If airsaned can, after launch, generate output of the form <service> <proto> <port> [<textkey=textvalue> ... ], then this can just be passed on to umdns on OpenWRT. I believe this is all that's required. Example output is "webdav" "tcp" "80" "path=/nextcloud/remote.php/dav/files/YOUR_USER/" "u=YOUR_USER"

Is avahi currently a hard dependency?

Can we add an option to airsaned to just output the text needed by umdns as shown above?

SimulPiscator commented 1 month ago

On macOS, airsaned is using dnssd instead of avahi, so there is some modularization in place already. Certainly, it would not be difficult to write the required output, but note that airsaned will dynamically add or remove entries if scanners are plugged in or removed. It should thus have means to restart/reload the umdns process. Is this possible?

cmangla commented 1 month ago

On macOS, airsaned is using dnssd instead of avahi, so there is some modularization in place already.

Ah, that's good to know.

Certainly, it would not be difficult to write the required output, but note that airsaned will dynamically add or remove entries if scanners are plugged in or removed. It should thus have means to restart/reload the umdns process. Is this possible?

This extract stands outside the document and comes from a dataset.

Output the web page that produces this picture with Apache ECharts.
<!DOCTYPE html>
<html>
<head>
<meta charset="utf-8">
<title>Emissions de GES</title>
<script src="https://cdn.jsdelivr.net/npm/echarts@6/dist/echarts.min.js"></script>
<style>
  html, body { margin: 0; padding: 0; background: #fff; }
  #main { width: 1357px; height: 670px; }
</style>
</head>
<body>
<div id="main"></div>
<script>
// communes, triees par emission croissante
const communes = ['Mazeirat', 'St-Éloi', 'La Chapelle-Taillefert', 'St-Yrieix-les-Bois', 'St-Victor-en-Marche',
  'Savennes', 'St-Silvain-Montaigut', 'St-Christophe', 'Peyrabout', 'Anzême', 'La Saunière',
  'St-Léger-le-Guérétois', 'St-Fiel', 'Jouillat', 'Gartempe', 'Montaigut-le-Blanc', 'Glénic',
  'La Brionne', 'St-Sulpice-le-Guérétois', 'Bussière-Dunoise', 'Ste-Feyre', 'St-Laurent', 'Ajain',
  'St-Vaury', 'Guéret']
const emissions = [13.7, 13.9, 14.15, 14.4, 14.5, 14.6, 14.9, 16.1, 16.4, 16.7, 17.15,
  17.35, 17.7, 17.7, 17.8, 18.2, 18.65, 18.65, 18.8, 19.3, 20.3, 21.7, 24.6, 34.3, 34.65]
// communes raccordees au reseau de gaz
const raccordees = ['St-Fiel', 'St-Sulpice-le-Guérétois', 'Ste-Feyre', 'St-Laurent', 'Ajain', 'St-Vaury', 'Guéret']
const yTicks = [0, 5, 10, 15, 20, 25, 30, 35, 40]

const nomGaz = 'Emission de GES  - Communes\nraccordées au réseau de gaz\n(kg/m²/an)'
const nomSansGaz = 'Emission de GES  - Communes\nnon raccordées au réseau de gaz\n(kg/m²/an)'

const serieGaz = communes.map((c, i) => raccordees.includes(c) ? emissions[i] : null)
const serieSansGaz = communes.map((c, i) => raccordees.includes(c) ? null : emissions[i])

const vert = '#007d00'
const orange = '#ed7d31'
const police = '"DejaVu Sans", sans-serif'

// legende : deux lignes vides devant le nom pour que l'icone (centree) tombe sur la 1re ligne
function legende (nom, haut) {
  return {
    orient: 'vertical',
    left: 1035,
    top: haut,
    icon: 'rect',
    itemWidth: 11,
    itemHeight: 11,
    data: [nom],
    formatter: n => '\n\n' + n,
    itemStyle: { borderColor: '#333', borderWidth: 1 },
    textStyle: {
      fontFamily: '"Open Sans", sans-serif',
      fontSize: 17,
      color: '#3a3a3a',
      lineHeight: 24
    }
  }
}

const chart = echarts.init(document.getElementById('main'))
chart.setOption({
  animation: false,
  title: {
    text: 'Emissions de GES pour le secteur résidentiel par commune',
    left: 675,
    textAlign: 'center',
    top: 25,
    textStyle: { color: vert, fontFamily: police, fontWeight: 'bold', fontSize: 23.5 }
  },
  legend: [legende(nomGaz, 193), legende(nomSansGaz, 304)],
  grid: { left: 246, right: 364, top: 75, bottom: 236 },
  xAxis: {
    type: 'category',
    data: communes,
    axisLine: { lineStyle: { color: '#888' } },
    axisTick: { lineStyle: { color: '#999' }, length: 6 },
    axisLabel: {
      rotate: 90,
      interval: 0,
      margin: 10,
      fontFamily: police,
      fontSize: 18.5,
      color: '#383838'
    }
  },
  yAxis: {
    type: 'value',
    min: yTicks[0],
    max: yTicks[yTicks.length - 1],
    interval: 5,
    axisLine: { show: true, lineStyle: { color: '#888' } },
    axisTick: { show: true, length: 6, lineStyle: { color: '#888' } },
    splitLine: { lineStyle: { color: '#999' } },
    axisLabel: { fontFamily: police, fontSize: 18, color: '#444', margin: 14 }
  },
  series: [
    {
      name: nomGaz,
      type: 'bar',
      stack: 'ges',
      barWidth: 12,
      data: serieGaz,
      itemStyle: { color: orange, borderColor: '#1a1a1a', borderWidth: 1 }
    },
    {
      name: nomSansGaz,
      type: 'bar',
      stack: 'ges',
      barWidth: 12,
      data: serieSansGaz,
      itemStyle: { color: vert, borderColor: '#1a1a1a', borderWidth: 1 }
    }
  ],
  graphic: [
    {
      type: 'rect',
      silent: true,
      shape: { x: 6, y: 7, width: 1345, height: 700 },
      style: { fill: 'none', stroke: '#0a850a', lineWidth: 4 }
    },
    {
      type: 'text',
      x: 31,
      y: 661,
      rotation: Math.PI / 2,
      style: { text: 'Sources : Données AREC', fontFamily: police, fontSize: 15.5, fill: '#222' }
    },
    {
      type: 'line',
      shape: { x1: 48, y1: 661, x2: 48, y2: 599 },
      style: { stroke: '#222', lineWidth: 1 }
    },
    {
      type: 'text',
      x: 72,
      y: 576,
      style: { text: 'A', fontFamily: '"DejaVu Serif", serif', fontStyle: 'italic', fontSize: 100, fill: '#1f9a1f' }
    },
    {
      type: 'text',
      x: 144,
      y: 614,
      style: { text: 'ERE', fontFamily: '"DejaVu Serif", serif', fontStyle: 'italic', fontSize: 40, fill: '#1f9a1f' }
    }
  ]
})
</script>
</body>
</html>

The clean way to do this on OpenWRT (I'm guessing) would be to tell umdns to change the AirSane entries using ubus. The ubus subsystem (with u meaning µ meaning 'micro') is their alternative for the desktop linux daemon dbus. And again, the least hacky way to use ubus would be to use its c-api by linking against libubus.

I am tempted to work around linking against the libubus because our needs are simple. It is also possible to send ubus messages using the ubus binary with the right arguments, and that is how it is used on the commandline. We can just invoke it with system().

I will look into these options when I find some free time.